Да понимаете, их толпы сидели у нас на кухне, в огромном количестве. И религиозные диссиденты — Николай Зубачев, например. Я хорошо его помню — он у нас в Чепелеве снимал дом. И диссиденты, просто издающие «Хронику текущих событий». И, кстати говоря, «Мои брови жаждут крови» я знал не от Кима — это пелось.
Самиздат дома был в большом количестве, тамиздат. Я помню, что я в 12 лет прочел Одоевцеву «На берегах Невы». Когда я читаю комментарии Олега Лекманова к «Жизнь прошла, а молодость длится», я вижу, сколько там лажи, сколько там вранья и сколько там цитирования чужих текстов под видом монологов. Но тогда, ребята, как это на меня действовало! Когда я в 12 лет наизусть знал:
К Гумилеву я постучалась.
Гумилев мне двери открыл.
Он сказал: «Напишите балладу
Обо мне и жизни моей».
Помните, да?
Но любимые им серафимы
За его прилетели душой,
И звезды в небе пели:
«Слава тебе, герой».
Это гениальные стихи. К Одоевцевой как ни относись, а это была важная для нас книга. Понимаете, мать ведь, собственно, в бытность свою в МГПИ напереписывала в тетради огромное количество Георгия Иванова — еще того, «Отплытие на остров Цереры». Еще «Горница» — вот эти все книжки.
Мы скучали зимой, влюблялись весной,
Играли в теннис мы жарким летом.
Теперь летим под бледной луной,
И осень правит кабриолетом.
Это на меня действовало абсолютно мистически. Точно так же вот тут к вопросу о том, как она формировала мои литературные вкусы. У нас был обычай: в конце каждого класса — денег никогда много не было, но мы ходили на Арбат, заходили в «Прагу», съедали в «Праге» так называемые рулики — эти любимые витки из ветчины. Потом шли по Арбату (тогда еще не пешеходному, по нему еще ходил 39-й), и покупали у букинистов книги.
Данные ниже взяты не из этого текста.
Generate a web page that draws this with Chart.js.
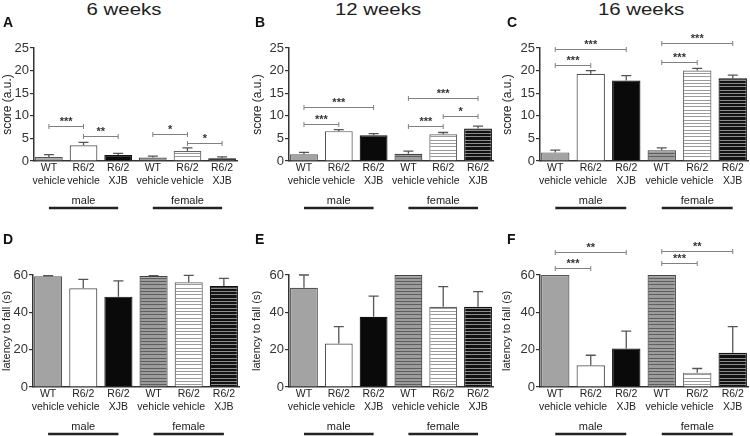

И вот на «Сестру мою жизнь» у нас не хватило, а на «Спекторского» хватило. Поэтому я недостаточно знаю «Сестру мою жизнь» и не люблю «Сестру мою жизнь» как следовало бы, а люблю «Спекторского». Может быть, это потому, что «Спекторский» — более зрелая вещь, более прозоизированная. А может, потому что это вообще вершина творчества Пастернака.
Смею думать, что именно под влиянием матери я впервые сопоставил «Спекторского» с «Возмездием». И мне тогда еще, лет в 13, пришла в голову эта мысль, которую одновременно и независимо высказывала Лидия Чуковская: что «Спекторский» и вообще Пастернак — это попытка переписать «Возмездие» в мажоре, попытка переиграть Блока в мажоре. Да, вот такие вещи.